- ITEMS -
========================================================================
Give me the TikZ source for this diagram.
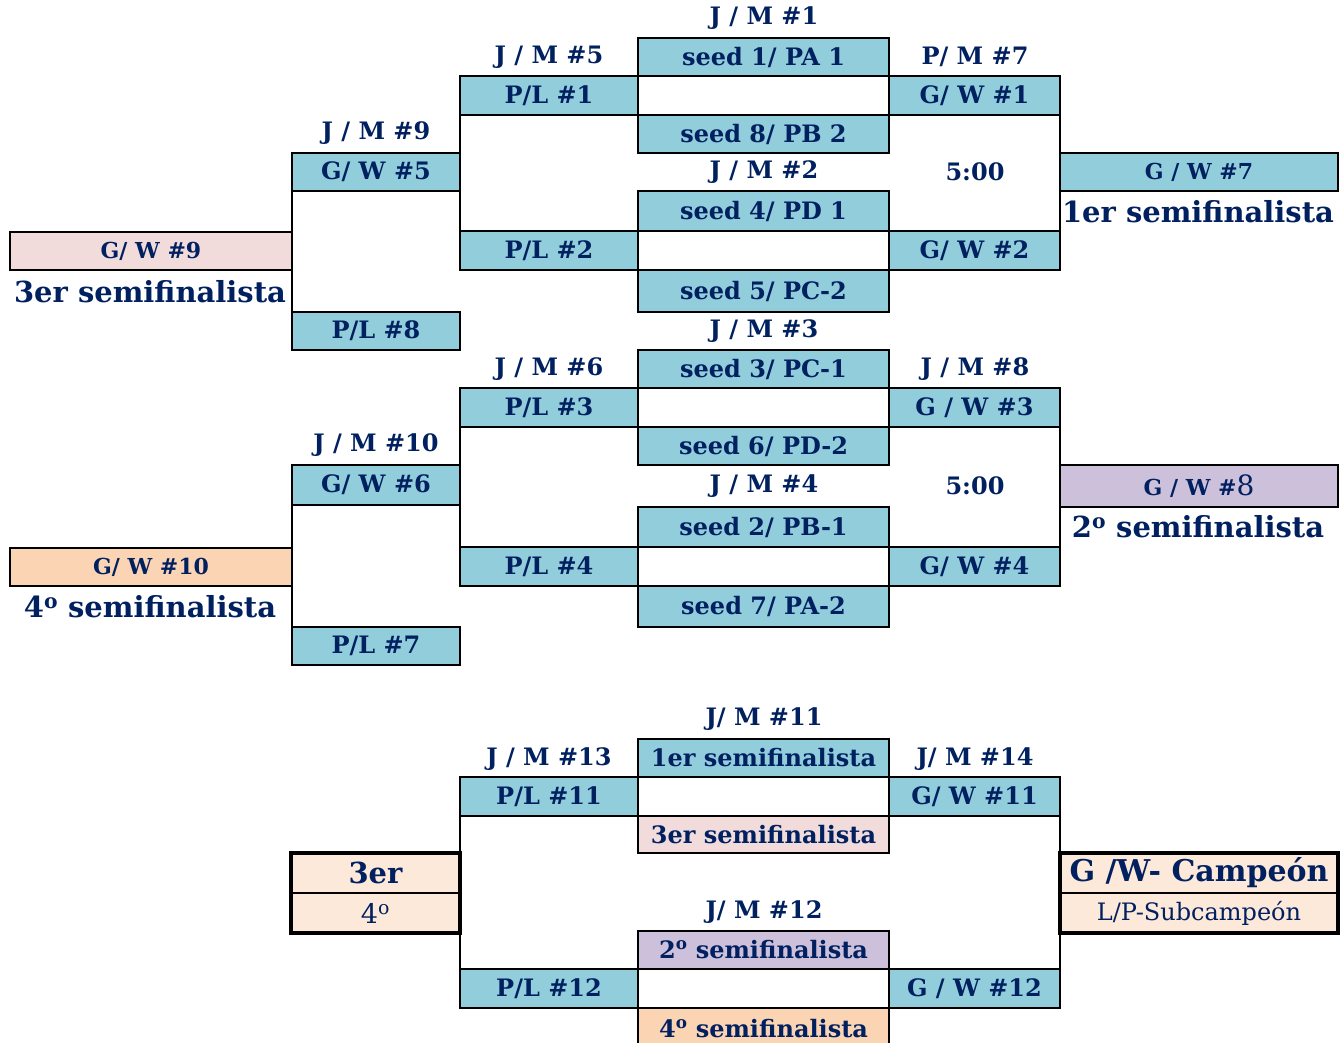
========================================================================
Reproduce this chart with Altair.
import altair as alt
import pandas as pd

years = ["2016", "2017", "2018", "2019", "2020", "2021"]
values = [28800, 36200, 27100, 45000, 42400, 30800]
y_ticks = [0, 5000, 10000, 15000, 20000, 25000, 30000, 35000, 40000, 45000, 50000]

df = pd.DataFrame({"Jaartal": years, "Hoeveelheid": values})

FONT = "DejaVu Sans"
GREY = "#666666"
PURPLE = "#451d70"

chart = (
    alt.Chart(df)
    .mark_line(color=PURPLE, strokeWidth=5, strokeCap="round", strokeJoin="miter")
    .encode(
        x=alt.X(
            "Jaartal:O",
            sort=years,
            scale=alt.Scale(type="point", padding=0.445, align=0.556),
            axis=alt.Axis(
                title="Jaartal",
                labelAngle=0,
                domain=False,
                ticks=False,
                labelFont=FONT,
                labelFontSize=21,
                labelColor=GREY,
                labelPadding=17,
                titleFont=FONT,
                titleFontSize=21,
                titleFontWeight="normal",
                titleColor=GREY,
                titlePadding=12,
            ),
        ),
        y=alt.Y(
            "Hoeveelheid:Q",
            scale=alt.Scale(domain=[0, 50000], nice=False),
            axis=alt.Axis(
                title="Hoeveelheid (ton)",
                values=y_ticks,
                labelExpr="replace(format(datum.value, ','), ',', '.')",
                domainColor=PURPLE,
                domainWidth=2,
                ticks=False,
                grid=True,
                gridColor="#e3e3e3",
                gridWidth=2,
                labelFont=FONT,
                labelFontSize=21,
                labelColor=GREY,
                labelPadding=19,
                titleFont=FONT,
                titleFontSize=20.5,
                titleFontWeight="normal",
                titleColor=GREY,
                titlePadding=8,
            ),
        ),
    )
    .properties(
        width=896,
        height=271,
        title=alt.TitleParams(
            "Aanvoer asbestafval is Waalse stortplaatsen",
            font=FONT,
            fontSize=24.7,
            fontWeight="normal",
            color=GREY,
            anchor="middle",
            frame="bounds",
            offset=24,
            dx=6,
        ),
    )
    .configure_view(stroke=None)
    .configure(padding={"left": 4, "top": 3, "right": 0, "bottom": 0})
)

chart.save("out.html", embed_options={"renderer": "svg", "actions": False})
========================================================================
- GIVEN PROBLEM -
Extract exactly and only these lines: the line containing "Reproduce this chart with Altair.", the line containing "import pandas as pd", and every line between them.

- RESULT -
Reproduce this chart with Altair.
import altair as alt
import pandas as pd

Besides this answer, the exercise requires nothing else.